If there are five children in the family and it is known that at least one of these children has blue eyes\(\left( {X \ge 1} \right)\), the probability that at least three of the children have blue eyes\(\left( {X \ge 3} \right)\)is obtained as:

\(\begin{aligned}{}P\left[ {\left( {X \ge 3} \right)|\left( {X \ge 1} \right)} \right] = \frac{{P\left[ {\left( {X \ge 3} \right) \cap \left( {X \ge 1} \right)} \right]}}{{P\left( {X \ge 1} \right)}}\\ = \frac{{P\left( {X \ge 3} \right)}}{{P\left( {X \ge 1} \right)}}\;\;\; - \left( 1 \right)\end{aligned}\)

Using the binomial probability formula, obtaining the probabilities as:

\(\begin{aligned}{}P\left( {X \ge 3} \right) &= P\left( {X = 3} \right) + P\left( {X = 4} \right) + P\left( {X = 5} \right)\\ &= {}^5{C_3}{\left( {\frac{1}{4}} \right)^3}{\left( {1 - \frac{1}{4}} \right)^{5 - 3}} + {}^5{C_4}{\left( {\frac{1}{4}} \right)^4}{\left( {1 - \frac{1}{4}} \right)^{5 - 4}} + {}^5{C_5}{\left( {\frac{1}{4}} \right)^5}{\left( {1 - \frac{1}{4}} \right)^{5 - 5}}\\ &= 0.08789 + 0.01464 + 0.00097\\ &= 0.1035\end{aligned}\)

And,

\(\begin{aligned}{}P\left( {X \ge 1} \right)& = 1 - P\left( {X = 0} \right)\\& = 1 - {}^5{C_0}{\left( {\frac{1}{4}} \right)^0}{\left( {1 - \frac{1}{4}} \right)^{5 - 0}}\\ &= 1 - 0.2373\\ &= 0.7627\end{aligned}\)

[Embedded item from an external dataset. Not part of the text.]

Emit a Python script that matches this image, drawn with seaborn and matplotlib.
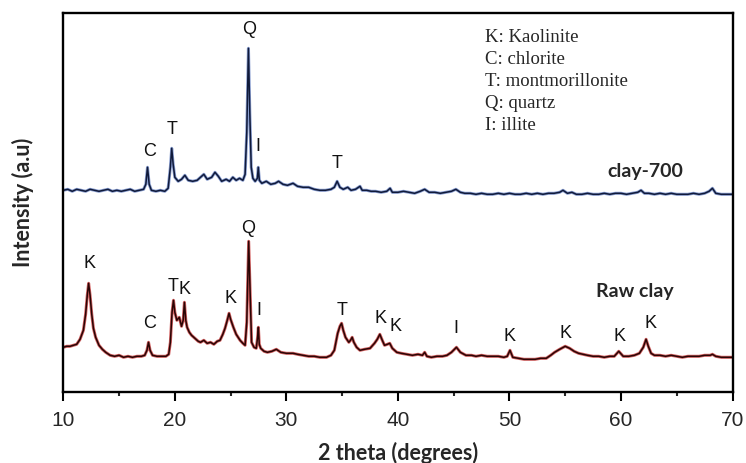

Substituting the values in equation (1),

\(\begin{aligned}{}P\left[ {\left( {X \ge 3} \right)|\left( {X \ge 1} \right)} \right] = \frac{{P\left( {X \ge 3} \right)}}{{P\left( {X \ge 1} \right)}}\\ = \frac{{0.1035}}{{0.7627}}\\ = 0.1357\end{aligned}\)

Therefore, the required probability is approximately 0.1357.